Your goal
Copy all lines of the listing that include the string "matplotlib".

Material for this task
++++++++++++++++++++

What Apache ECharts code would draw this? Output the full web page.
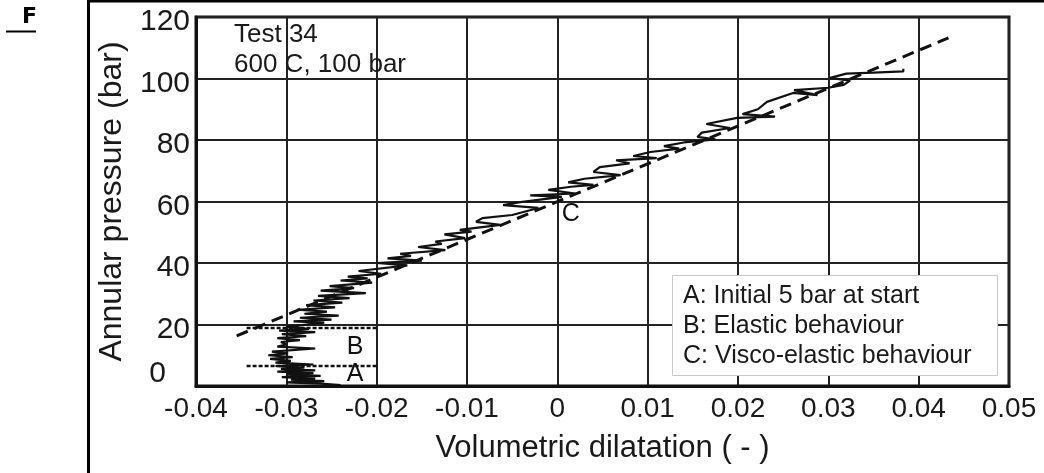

++++++++++++++++++++

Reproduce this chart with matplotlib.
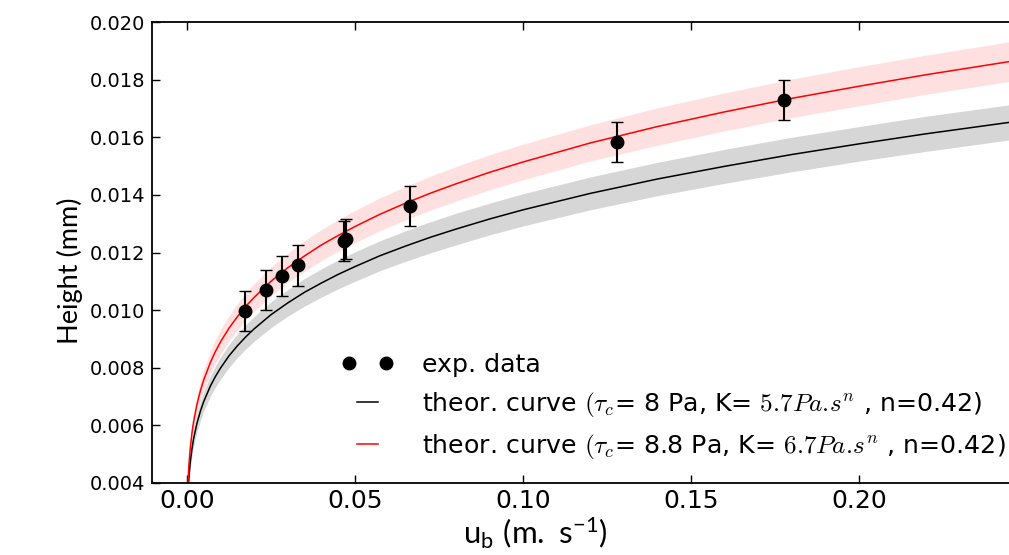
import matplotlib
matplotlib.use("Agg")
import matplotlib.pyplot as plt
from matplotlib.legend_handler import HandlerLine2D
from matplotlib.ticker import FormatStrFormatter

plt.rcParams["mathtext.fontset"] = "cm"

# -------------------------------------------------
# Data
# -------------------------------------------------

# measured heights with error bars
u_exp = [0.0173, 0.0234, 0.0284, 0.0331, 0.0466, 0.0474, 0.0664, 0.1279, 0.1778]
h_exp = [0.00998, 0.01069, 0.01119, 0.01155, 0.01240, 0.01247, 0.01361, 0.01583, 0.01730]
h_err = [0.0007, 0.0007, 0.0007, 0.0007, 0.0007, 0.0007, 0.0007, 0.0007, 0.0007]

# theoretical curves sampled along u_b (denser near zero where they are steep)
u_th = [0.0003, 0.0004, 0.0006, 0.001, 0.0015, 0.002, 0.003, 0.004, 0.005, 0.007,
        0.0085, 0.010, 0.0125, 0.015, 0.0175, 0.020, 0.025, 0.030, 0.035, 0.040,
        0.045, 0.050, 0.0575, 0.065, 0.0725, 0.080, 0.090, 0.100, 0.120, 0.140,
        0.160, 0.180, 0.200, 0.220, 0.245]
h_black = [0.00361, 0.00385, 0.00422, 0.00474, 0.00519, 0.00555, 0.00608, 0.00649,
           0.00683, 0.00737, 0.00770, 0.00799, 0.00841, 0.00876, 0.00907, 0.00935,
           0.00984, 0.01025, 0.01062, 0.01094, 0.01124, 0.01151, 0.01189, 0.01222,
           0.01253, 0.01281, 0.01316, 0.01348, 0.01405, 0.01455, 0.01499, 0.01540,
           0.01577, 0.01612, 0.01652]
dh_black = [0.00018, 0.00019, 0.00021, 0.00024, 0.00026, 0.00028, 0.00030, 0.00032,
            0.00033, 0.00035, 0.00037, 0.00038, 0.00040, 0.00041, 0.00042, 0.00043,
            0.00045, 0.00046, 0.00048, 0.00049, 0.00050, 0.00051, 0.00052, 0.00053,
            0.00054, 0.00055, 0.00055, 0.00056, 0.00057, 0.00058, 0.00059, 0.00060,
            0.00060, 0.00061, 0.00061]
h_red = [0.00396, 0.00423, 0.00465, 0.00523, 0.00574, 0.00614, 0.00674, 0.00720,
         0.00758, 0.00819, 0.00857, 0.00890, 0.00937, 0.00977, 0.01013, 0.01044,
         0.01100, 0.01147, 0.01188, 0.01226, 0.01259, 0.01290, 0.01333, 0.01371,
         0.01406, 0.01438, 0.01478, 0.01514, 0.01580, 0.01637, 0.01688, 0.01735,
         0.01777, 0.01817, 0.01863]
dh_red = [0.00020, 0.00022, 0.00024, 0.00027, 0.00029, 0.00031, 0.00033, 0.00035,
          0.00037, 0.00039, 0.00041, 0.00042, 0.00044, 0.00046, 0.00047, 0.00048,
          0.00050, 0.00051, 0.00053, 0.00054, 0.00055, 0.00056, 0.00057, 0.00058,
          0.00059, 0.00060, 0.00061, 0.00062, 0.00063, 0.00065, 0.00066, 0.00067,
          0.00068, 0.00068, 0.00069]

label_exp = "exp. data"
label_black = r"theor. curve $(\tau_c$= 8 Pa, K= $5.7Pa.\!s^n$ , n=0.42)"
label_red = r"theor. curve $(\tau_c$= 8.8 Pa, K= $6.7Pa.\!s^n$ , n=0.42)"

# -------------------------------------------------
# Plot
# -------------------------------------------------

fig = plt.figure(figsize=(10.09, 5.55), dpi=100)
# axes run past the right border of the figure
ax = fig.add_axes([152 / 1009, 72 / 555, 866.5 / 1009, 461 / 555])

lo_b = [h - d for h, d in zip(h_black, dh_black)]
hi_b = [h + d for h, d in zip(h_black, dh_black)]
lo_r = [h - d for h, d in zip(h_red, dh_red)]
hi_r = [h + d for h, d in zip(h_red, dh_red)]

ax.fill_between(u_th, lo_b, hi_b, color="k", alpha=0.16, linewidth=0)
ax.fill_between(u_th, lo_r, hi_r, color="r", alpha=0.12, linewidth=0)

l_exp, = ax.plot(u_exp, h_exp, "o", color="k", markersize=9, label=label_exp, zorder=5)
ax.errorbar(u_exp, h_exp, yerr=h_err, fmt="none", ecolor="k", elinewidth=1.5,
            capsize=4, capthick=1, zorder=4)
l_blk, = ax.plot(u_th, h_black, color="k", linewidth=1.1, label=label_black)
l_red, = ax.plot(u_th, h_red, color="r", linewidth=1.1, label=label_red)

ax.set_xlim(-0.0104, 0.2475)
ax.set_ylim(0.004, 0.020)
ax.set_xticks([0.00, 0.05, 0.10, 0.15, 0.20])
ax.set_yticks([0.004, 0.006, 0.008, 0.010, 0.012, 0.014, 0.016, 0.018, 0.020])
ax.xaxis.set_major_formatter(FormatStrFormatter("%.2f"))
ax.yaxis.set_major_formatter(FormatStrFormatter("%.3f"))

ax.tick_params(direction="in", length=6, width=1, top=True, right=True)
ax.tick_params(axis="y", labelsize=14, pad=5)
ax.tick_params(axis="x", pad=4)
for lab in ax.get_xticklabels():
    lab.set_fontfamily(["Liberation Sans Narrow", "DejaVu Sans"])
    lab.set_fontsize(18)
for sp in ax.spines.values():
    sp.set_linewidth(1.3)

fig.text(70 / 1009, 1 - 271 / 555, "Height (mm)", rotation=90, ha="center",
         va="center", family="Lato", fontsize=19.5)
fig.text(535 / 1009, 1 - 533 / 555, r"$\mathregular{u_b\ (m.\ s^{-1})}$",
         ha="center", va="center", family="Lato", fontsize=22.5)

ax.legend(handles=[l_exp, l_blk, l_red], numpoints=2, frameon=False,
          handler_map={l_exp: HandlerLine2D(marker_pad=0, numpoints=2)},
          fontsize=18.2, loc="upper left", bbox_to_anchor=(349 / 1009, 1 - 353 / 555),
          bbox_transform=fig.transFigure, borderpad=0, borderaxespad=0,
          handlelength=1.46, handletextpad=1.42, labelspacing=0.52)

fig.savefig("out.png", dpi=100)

++++++++++++++++++++

Final result
Reproduce this chart with matplotlib.
import matplotlib
matplotlib.use("Agg")
import matplotlib.pyplot as plt
from matplotlib.legend_handler import HandlerLine2D
from matplotlib.ticker import FormatStrFormatter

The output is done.